--- Your instructions ---
Below are entries. Reproduce exactly the lines between the line holding "What Apache ECharts" and the line holding "a percentage of", inclusive, and only those.

--- Listed records ---
• • • • • • •

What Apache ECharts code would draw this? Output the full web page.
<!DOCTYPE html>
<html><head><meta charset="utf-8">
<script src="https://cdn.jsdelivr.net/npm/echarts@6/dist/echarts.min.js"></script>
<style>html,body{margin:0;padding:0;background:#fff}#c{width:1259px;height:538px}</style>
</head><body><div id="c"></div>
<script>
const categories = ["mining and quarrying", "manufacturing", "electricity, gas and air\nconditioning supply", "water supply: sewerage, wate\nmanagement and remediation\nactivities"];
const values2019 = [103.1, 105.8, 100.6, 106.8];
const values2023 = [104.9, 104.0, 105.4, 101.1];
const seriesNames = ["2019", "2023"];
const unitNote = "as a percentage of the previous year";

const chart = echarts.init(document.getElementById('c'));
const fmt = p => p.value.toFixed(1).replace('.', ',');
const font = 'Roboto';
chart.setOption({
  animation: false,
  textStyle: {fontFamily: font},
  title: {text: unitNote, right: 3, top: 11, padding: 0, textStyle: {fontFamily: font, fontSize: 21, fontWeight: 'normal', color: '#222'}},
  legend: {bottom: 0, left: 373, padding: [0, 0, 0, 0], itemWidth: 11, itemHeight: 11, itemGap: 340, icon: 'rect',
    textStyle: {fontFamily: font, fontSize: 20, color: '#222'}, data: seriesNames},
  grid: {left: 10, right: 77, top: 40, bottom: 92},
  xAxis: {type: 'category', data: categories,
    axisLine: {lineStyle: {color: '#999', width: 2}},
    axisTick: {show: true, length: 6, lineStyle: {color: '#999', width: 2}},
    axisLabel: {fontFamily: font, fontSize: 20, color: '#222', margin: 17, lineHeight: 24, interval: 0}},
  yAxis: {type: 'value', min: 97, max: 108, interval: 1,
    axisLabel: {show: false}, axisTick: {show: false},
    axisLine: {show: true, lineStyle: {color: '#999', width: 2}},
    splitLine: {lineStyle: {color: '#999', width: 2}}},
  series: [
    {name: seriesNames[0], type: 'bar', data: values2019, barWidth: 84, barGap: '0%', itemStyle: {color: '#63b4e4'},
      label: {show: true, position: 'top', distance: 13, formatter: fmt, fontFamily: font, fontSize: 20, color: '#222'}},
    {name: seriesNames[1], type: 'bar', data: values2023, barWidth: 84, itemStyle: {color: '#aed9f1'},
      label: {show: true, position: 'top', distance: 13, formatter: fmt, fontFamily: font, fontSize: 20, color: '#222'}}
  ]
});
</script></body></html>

• • • • • • •

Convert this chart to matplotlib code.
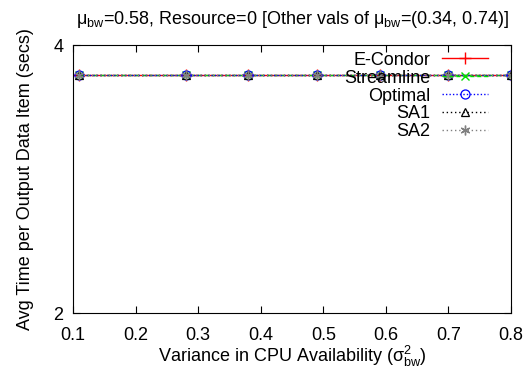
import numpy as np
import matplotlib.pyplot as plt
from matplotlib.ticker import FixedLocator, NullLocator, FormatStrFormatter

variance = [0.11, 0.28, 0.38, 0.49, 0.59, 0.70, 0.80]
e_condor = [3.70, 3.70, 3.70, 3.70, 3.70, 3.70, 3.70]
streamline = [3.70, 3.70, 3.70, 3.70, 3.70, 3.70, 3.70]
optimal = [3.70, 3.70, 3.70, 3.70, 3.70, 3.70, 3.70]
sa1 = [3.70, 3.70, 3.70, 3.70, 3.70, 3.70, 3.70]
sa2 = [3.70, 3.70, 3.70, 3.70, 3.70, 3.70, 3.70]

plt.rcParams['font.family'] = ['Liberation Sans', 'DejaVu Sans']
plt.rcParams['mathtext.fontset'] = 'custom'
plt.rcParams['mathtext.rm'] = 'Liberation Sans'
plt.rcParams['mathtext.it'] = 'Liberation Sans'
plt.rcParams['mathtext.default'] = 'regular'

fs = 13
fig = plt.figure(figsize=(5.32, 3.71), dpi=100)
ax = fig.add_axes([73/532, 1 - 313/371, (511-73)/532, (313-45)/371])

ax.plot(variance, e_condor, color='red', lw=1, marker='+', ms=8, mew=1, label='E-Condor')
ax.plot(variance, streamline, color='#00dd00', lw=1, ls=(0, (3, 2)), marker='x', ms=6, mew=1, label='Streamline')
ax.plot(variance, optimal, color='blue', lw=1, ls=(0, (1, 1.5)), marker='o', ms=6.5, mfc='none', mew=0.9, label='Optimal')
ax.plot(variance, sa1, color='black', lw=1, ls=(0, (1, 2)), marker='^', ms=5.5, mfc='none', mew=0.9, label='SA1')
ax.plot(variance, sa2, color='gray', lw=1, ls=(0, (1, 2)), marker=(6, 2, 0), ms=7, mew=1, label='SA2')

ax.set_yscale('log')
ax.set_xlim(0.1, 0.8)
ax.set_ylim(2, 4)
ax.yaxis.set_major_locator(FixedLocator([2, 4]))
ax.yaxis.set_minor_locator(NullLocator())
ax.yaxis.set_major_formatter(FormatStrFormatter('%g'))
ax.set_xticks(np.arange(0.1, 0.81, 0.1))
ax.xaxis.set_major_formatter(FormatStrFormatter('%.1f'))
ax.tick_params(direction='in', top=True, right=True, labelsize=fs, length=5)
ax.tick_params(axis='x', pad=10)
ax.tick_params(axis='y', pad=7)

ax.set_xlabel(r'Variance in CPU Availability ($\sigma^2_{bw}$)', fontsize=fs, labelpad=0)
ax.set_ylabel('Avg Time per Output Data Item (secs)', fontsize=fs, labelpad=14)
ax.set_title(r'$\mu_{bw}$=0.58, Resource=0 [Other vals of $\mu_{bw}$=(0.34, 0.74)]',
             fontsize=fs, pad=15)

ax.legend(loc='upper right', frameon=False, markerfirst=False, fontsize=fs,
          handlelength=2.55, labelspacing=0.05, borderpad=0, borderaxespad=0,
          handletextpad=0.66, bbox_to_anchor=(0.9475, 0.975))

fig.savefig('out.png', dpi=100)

• • • • • • •

--- Complete answer ---
What Apache ECharts code would draw this? Output the full web page.
<!DOCTYPE html>
<html><head><meta charset="utf-8">
<script src="https://cdn.jsdelivr.net/npm/echarts@6/dist/echarts.min.js"></script>
<style>html,body{margin:0;padding:0;background:#fff}#c{width:1259px;height:538px}</style>
</head><body><div id="c"></div>
<script>
const categories = ["mining and quarrying", "manufacturing", "electricity, gas and air\nconditioning supply", "water supply: sewerage, wate\nmanagement and remediation\nactivities"];
const values2019 = [103.1, 105.8, 100.6, 106.8];
const values2023 = [104.9, 104.0, 105.4, 101.1];
const seriesNames = ["2019", "2023"];
const unitNote = "as a percentage of the previous year";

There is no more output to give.